On Tue, Nov 27, 2001 at 10:45:13AM +0000, Jim Thomas wrote:
> I still think the community needs to come out with an Education
> Distribution to ease installation.  As I see it, there are three types
> of installations required in an edu environment: student machines, staff
> machines, and servers.  When you install RedHat, it prompts for the type
> of installation and suggests Workstation, Server, etc.  This doesn't
> make sense for an edu distro.  

There are a number of problems with doing a separate distribution, not
least of which is that we need to keep up with new versions of everything
plus security, ensure that QA is good, etc. With a separate distribution,
we need to duplicate all the work that Red Hat and other companies do,
*AND* do the work of maintaining good educational packages.
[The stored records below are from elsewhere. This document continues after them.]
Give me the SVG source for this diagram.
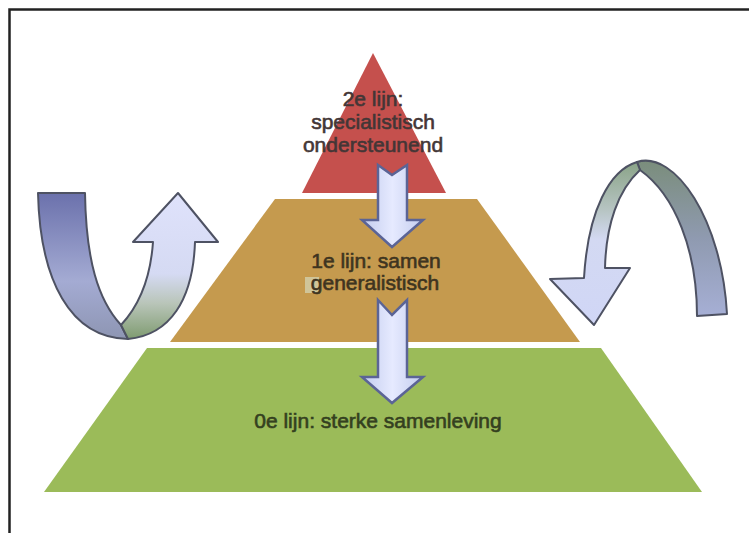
<svg xmlns="http://www.w3.org/2000/svg" width="749" height="533" viewBox="0 0 749 533">
<style>
.lbl{font-family:"Liberation Sans",Arial,sans-serif;font-size:21px;text-anchor:middle;stroke-width:0.6;}
.arr{stroke:#5b6496;stroke-width:2.5;stroke-linejoin:miter;fill:url(#gDown);}
.rib{stroke:#4e5263;stroke-width:2;stroke-linejoin:round;}
</style>
<defs>
<linearGradient id="gDown" x1="0" y1="0" x2="1" y2="0">
<stop offset="0" stop-color="#c3ccee"/><stop offset="0.5" stop-color="#e6eaff"/><stop offset="1" stop-color="#c3ccee"/>
</linearGradient>
<linearGradient id="gLBack" gradientUnits="userSpaceOnUse" x1="0" y1="193" x2="0" y2="340">
<stop offset="0" stop-color="#6b71ac"/><stop offset="0.6" stop-color="#a4abd3"/><stop offset="1" stop-color="#8d95b2"/>
</linearGradient>
<linearGradient id="gLFront" gradientUnits="userSpaceOnUse" x1="0" y1="193" x2="0" y2="340">
<stop offset="0" stop-color="#dfe2fb"/><stop offset="0.55" stop-color="#d5daf3"/><stop offset="0.75" stop-color="#b9c5b9"/><stop offset="1" stop-color="#7d9a6e"/>
</linearGradient>
<linearGradient id="gRBack" gradientUnits="userSpaceOnUse" x1="0" y1="160" x2="0" y2="316">
<stop offset="0" stop-color="#7a8d7b"/><stop offset="0.5" stop-color="#8f9ab0"/><stop offset="1" stop-color="#a6afd5"/>
</linearGradient>
<linearGradient id="gRFront" gradientUnits="userSpaceOnUse" x1="0" y1="160" x2="0" y2="325">
<stop offset="0" stop-color="#88a285"/><stop offset="0.3" stop-color="#b6c4c2"/><stop offset="0.48" stop-color="#d3d9f2"/><stop offset="1" stop-color="#d0d6f6"/>
</linearGradient>
</defs>
<rect width="749" height="533" fill="#ffffff"/>
<path d="M9.5,533 V9.5 H749" fill="none" stroke="#222222" stroke-width="2.5"/>

<g id="level0">
<polygon points="147,348 601,348 702,492 44,492" fill="#9bbb59"/>
<text class="lbl" x="378" y="428" fill="#34401f" stroke="#34401f">0e lijn: sterke samenleving</text>
</g>

<g id="level1">
<polygon points="275,199 477,199 580,342 170,342" fill="#c59a4e"/>
<rect x="305" y="277" width="14" height="16" fill="#d2cfad" opacity="0.8"/>
<text class="lbl" x="376" y="268" fill="#3e3420" stroke="#3e3420">1e lijn: samen</text>
<text class="lbl" x="375" y="290" fill="#3e3420" stroke="#3e3420">generalistisch</text>
</g>

<g id="level2">
<polygon points="373,53 446,193 302,193" fill="#c5504d"/>
<text class="lbl" x="373" y="106" fill="#433636" stroke="#433636">2e lijn:</text>
<text class="lbl" x="373" y="129" fill="#433636" stroke="#433636">specialistisch</text>
<text class="lbl" x="373" y="152" fill="#433636" stroke="#433636">ondersteunend</text>
</g>

<g id="connectors">
<path class="arr" d="M378,165 L392,175 L407,165 L407,220 L423,220 L392,247 L362,220 L378,220 Z"/>
<path class="arr" d="M378,300 L392,315 L407,300 L407,377 L423,377 L392,403 L362,377 L378,377 Z"/>
</g>

<g id="leftArrow">
<path class="rib" fill="url(#gLBack)" d="M38,193 L85,193 C86,260 98,300 121,325 L128,339 C70,338 40,280 38,193 Z"/>
<path class="rib" fill="url(#gLFront)" d="M121,325 C135,310 150,285 153,242 L133,242 L178,193 L218,242 L195,242 C193,300 170,335 128,339 Z"/>
</g>

<g id="rightArrow">
<path class="rib" fill="url(#gRBack)" d="M637,162 C675,150 722,220 727,314 L697,316 C697,250 675,195 640,170 Z"/>
<path class="rib" fill="url(#gRFront)" d="M637,162 C610,170 588,210 584,278 L550,279 L594,325 L630,268 L605,268 C606,225 618,190 640,170 Z"/>
</g>
</svg>
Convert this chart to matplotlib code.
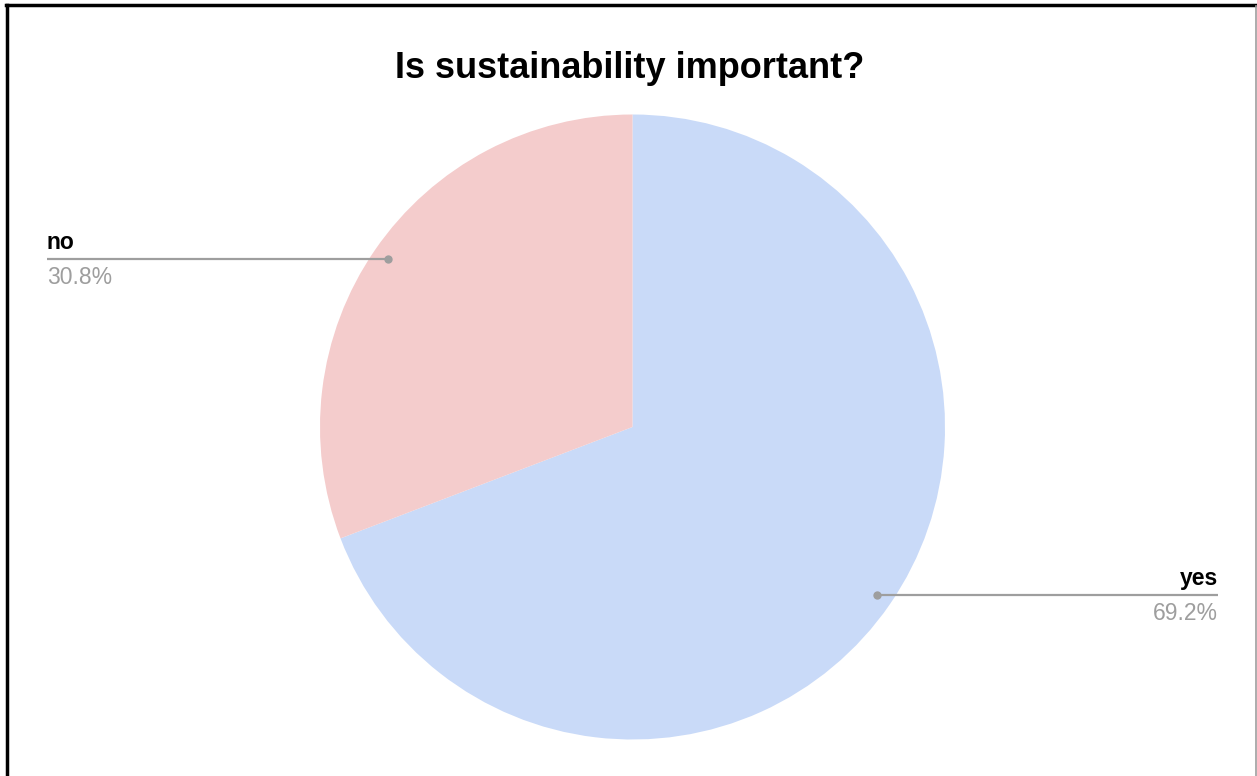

I think steps 1 through 8 below don't need to be solved by having a
separate distribution. I think they can be solved wonderfully by having a
repository of packages which are well-built (eg have correct dependencies)
and come with all the packages they depend on.

> Right now it is no easy task to set this up.  The packages are
> available, but not on a CD.  The installation procedure goes like this:
> 1) Choose one of a myriad of available installations
> 2) Install it, choosing packages from a tremendous list of confusing (to
> the uninitiated) options (what does ypbind do?  do I need it?)
> 3) Locate educational packages
> 4) download and attempt installation, only to discover dependencies
> 5) Figure out what those dependencies are
> 6) Locate the package that will satisfy the dependency
> 7) Go back to step 4, and repeat as more dependencies are discovered.
> 8) Confiure the application
[snip]
> I have installed Linux at a private school, and the effort has largely
> been successful.  Linux has still not achieved acceptance by the staff,
> but I'm still working on that.  I'd like to introduce linux to other
> schools too, but managing the one I'm involved with now still requires a
> huge committment on my part (and I'm just a volunteer).  

Does that mean that you did the above steps for your school? Do you
still have the pile of educational packages that you found and used?
Can I have them, so we can start making them available to other people
and save them some time?

You can ftp them to ftp://ftp.seul.org/pub/seul/incoming/edu/ or let me
know if there's a more convenient way.

I think a major step in solving the problem is to have them all sitting
in one convenient place. Then down the road distributions might choose
to include them, thus saving us the work of needing to do that.